Improved Robustness in Question-Answering via Multiple Techniques

Question-answering models are one of the most promising research areas in NLP. There has already been much study and development on how to accurately search for the correct answer of unanswered questions when the question is in the training domain. The usage of pretrained language models, such as ELMo, GPT, BERT, etc., enables knowledge gained from pretraining to be transferred to the new model. Although some models might outperform human performance for in-domain data, when it comes to out-of-domain data, they have poor performances. For the real world applications, we want a QA model to be able to both cover various domains and generalizes well on the out-of-domain data, hence the idea of domain generalization is proposed. For most of the current QA models, additional data is required to learn the new domains, and models tend to overfit on specific domains.
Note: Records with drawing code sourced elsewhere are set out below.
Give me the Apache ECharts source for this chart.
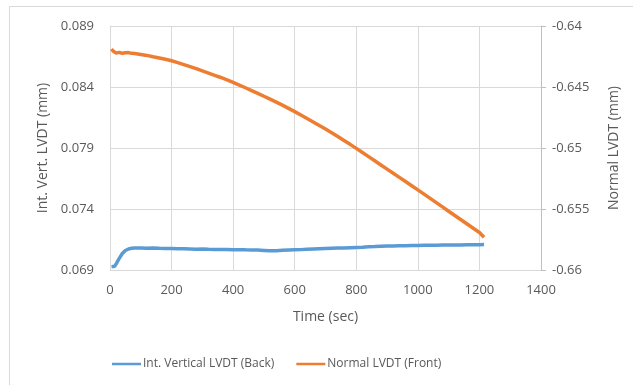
<!DOCTYPE html>
<html>
<head>
<meta charset="utf-8">
<script src="https://cdn.jsdelivr.net/npm/echarts@6/dist/echarts.min.js"></script>
<style>html,body{margin:0;padding:0;background:#fff}#c{width:633px;height:385px}</style>
</head>
<body>
<div id="c"></div>
<script>
const times = [5,10,15,20,30,40,50,60,70,80,90,100,
  120,140,160,180,200,220,240,260,280,300,320,340,360,380,400,420,440,460,480,500,
  520,540,560,580,600,620,640,660,680,700,720,740,760,780,800,820,840,860,880,900,
  920,940,960,980,1000,1020,1040,1060,1080,1100,1120,1140,1160,1180,1200,1215];
const intVertical = [0.06927,0.06925,0.06930,0.06950,0.06995,0.07035,0.07060,0.07072,0.07078,0.07081,0.07080,0.07080,
  0.07079,0.07080,0.07078,0.07077,0.07076,0.07074,0.07075,0.07073,0.07071,0.07072,0.07070,0.07069,0.07068,0.07068,0.07066,0.07067,0.07065,0.07064,0.07063,0.07060,
  0.07057,0.07058,0.07061,0.07063,0.07065,0.07067,0.07070,0.07072,0.07074,0.07076,0.07078,0.07080,0.07081,0.07083,0.07085,0.07087,0.07090,0.07092,0.07095,0.07096,
  0.07097,0.07098,0.07099,0.07100,0.07101,0.07102,0.07102,0.07103,0.07104,0.07104,0.07105,0.07105,0.07106,0.07106,0.07107,0.07108];
const normalFront = [-0.64188,-0.64205,-0.64218,-0.64222,-0.64216,-0.64224,-0.64220,-0.64218,-0.64224,-0.64226,-0.64229,-0.64233,
  -0.64241,-0.64252,-0.64262,-0.64273,-0.64285,-0.64300,-0.64316,-0.64333,-0.64350,-0.64368,-0.64386,-0.64404,-0.64422,-0.64441,-0.64462,-0.64484,-0.64506,-0.64529,-0.64552,-0.64576,
  -0.64600,-0.64624,-0.64649,-0.64675,-0.64702,-0.64730,-0.64758,-0.64787,-0.64816,-0.64845,-0.64875,-0.64906,-0.64938,-0.64970,-0.65003,-0.65037,-0.65071,-0.65105,-0.65139,-0.65173,
  -0.65207,-0.65241,-0.65275,-0.65309,-0.65343,-0.65378,-0.65413,-0.65448,-0.65483,-0.65518,-0.65553,-0.65588,-0.65623,-0.65658,-0.65693,-0.65732];
const seriesNames = ['Int. Vertical LVDT (Back)', 'Normal LVDT (Front)'];

const txt = '#595959', grid = '#D9D9D9', font = '"Open Sans", "Liberation Sans", sans-serif';
const fmt = v => String(parseFloat(v.toFixed(4)));
const chart = echarts.init(document.getElementById('c'), null, {renderer: 'canvas'});
chart.setOption({
  animation: false,
  textStyle: {fontFamily: font},
  graphic: [{type: 'rect', shape: {x: 9.5, y: 6.5, width: 700, height: 400}, style: {fill: 'none', stroke: '#D9D9D9', lineWidth: 1}, silent: true}],
  grid: {left: 110, right: 92, top: 26, bottom: 115},
  legend: {
    left: 107, top: 353, icon: 'rect', itemWidth: 29, itemHeight: 2.5, itemGap: 22,
    textStyle: {color: txt, fontSize: 12, fontFamily: font, padding: [0, 0, 0, -3]},
    data: seriesNames
  },
  xAxis: {
    type: 'value', min: 0, max: 1400, interval: 200,
    name: 'Time (sec)', nameLocation: 'middle', nameGap: 40,
    nameTextStyle: {color: txt, fontSize: 14, fontFamily: font},
    axisLine: {show: true, lineStyle: {color: grid}},
    axisTick: {show: false},
    axisLabel: {color: txt, fontSize: 13, margin: 14, formatter: v => String(v)},
    splitLine: {show: true, lineStyle: {color: grid}}
  },
  yAxis: [{
    type: 'value', min: 0.069, max: 0.089, interval: 0.005, position: 'left',
    name: 'Int. Vert. LVDT (mm)', nameLocation: 'middle', nameGap: 54, nameRotate: 90,
    nameTextStyle: {color: txt, fontSize: 14, fontFamily: font},
    axisLine: {show: true, lineStyle: {color: grid}},
    axisTick: {show: false},
    axisLabel: {color: txt, fontSize: 13, margin: 16, formatter: fmt},
    splitLine: {show: true, lineStyle: {color: grid}}
  }, {
    type: 'value', min: -0.66, max: -0.64, interval: 0.005, position: 'right',
    name: 'Normal LVDT (mm)', nameLocation: 'middle', nameGap: 66, nameRotate: 90,
    nameTextStyle: {color: txt, fontSize: 14, fontFamily: font},
    axisLine: {show: true, lineStyle: {color: '#BFBFBF'}},
    axisTick: {show: true, length: 5, lineStyle: {color: '#BFBFBF'}},
    axisLabel: {color: txt, fontSize: 13, margin: 11, formatter: fmt},
    splitLine: {show: false}
  }],
  series: [{
    name: seriesNames[0], type: 'line', yAxisIndex: 0, showSymbol: false, symbol: 'none',
    itemStyle: {color: '#5B9BD5'}, lineStyle: {color: '#5B9BD5', width: 3.5},
    data: times.map((t, i) => [t, intVertical[i]])
  }, {
    name: seriesNames[1], type: 'line', yAxisIndex: 1, showSymbol: false, symbol: 'none',
    itemStyle: {color: '#ED7D31'}, lineStyle: {color: '#ED7D31', width: 3.5},
    data: times.map((t, i) => [t, normalFront[i]])
  }]
});
</script>
</body>
</html>
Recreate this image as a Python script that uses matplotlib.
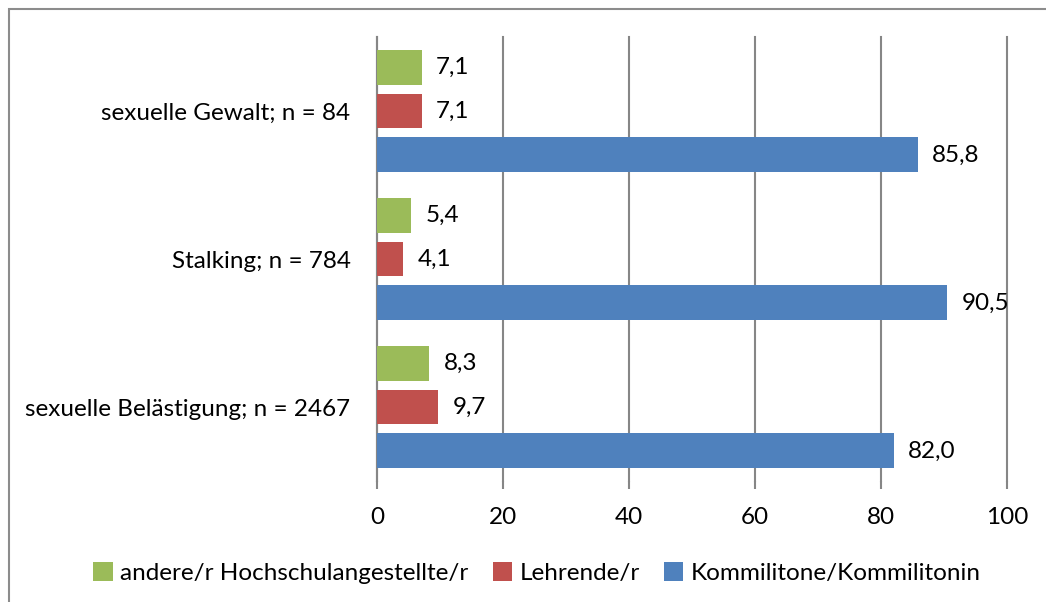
import numpy as np
import matplotlib
matplotlib.use("Agg")
import matplotlib.pyplot as plt
from matplotlib.patches import Rectangle

plt.rcParams['font.family'] = ['Lato', 'DejaVu Sans']

categories = ['sexuelle Belästigung; n = 2467', 'Stalking; n = 784', 'sexuelle Gewalt; n = 84']
series = ['andere/r Hochschulangestellte/r', 'Lehrende/r', 'Kommilitone/Kommilitonin']
andere = [8.3, 5.4, 7.1]
lehrende = [9.7, 4.1, 7.1]
kommilitonen = [82.0, 90.5, 85.8]
colors = ['#9BBB59', '#C0504D', '#4F81BD']

W, H = 1046, 602
fs = 17.5
fig = plt.figure(figsize=(W / 100, H / 100), dpi=100)
ax = fig.add_axes([377 / W, (H - 481) / H, 630 / W, 444 / H])

# frame around the chart (open at right/bottom, as in the original crop)
fig.patches.append(Rectangle((8.5 / W, -0.1), 1.2, (H - 9) / H + 0.1, transform=fig.transFigure,
                             fill=False, edgecolor='#8c8c8c', linewidth=1.5, zorder=0))

y = np.arange(len(categories))
pitch = 0.297
height = 0.236
values = [andere, lehrende, kommilitonen]
offsets = [pitch, 0, -pitch]
for vals, off, col, name in zip(values, offsets, colors, series):
    bars = ax.barh(y + off, vals, height=height, color=col, label=name, zorder=3)
    for b, v in zip(bars, vals):
        ax.text(v + 2.3, b.get_y() + b.get_height() / 2, f'{v:.1f}'.replace('.', ','),
                va='center', ha='left', fontsize=fs)

ax.set_xlim(0, 100)
ax.set_ylim(-0.5, 2.5)
ax.set_xticks(range(0, 101, 20))
ax.set_yticks(y)
ax.set_yticklabels(categories)
ax.xaxis.grid(True, color='#868686', linewidth=1.5)
for gl in ax.get_xgridlines():
    gl.set_clip_on(False)
ax.set_axisbelow(True)
for s in ['top', 'right', 'bottom']:
    ax.spines[s].set_visible(False)
ax.spines['left'].set_color('#868686')
ax.spines['left'].set_linewidth(1.5)
ax.tick_params(axis='x', length=6, width=1.5, color='#868686', labelsize=fs, pad=13)
ax.tick_params(axis='y', length=0, labelsize=fs, pad=19)

fig.legend(loc='center', bbox_to_anchor=(537 / W, (H - 573) / H), ncol=3, frameon=False,
           fontsize=fs, handlelength=0.8, handleheight=0.8, handletextpad=0.3, columnspacing=1.0)

fig.savefig('out.png', dpi=100)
Since it's impossible for a QA model to train on all domains, it's crucial to apply different techniques to build domain-agnostic QA models that can learn domain-invariant features instead of focusing on the specific features when there's limited training data. In this project, we are given three types of in-domain datasets: SQuAD, Natural Questions, NewsQA, and three types of out-of-domain datasets : DuoRC, RACE, RelationExtraction. By reading through papers, we've learned different techniques, such as adversarial training, data augmentation, task-adaptive pretraining, etc., that might help with domain generalization. We first apply them individually on the given baseline model, DistilBERT, compare their F1 and EM scores, and analyze their performances. Then, we apply several combinations of the techniques, and further explore the performances of their combinations. Eventually, the task-adaptive pretraining model gives us the best result, an increase of 2.46 in F1 score, and an increase of 3.92 in EM score compared to the baseline.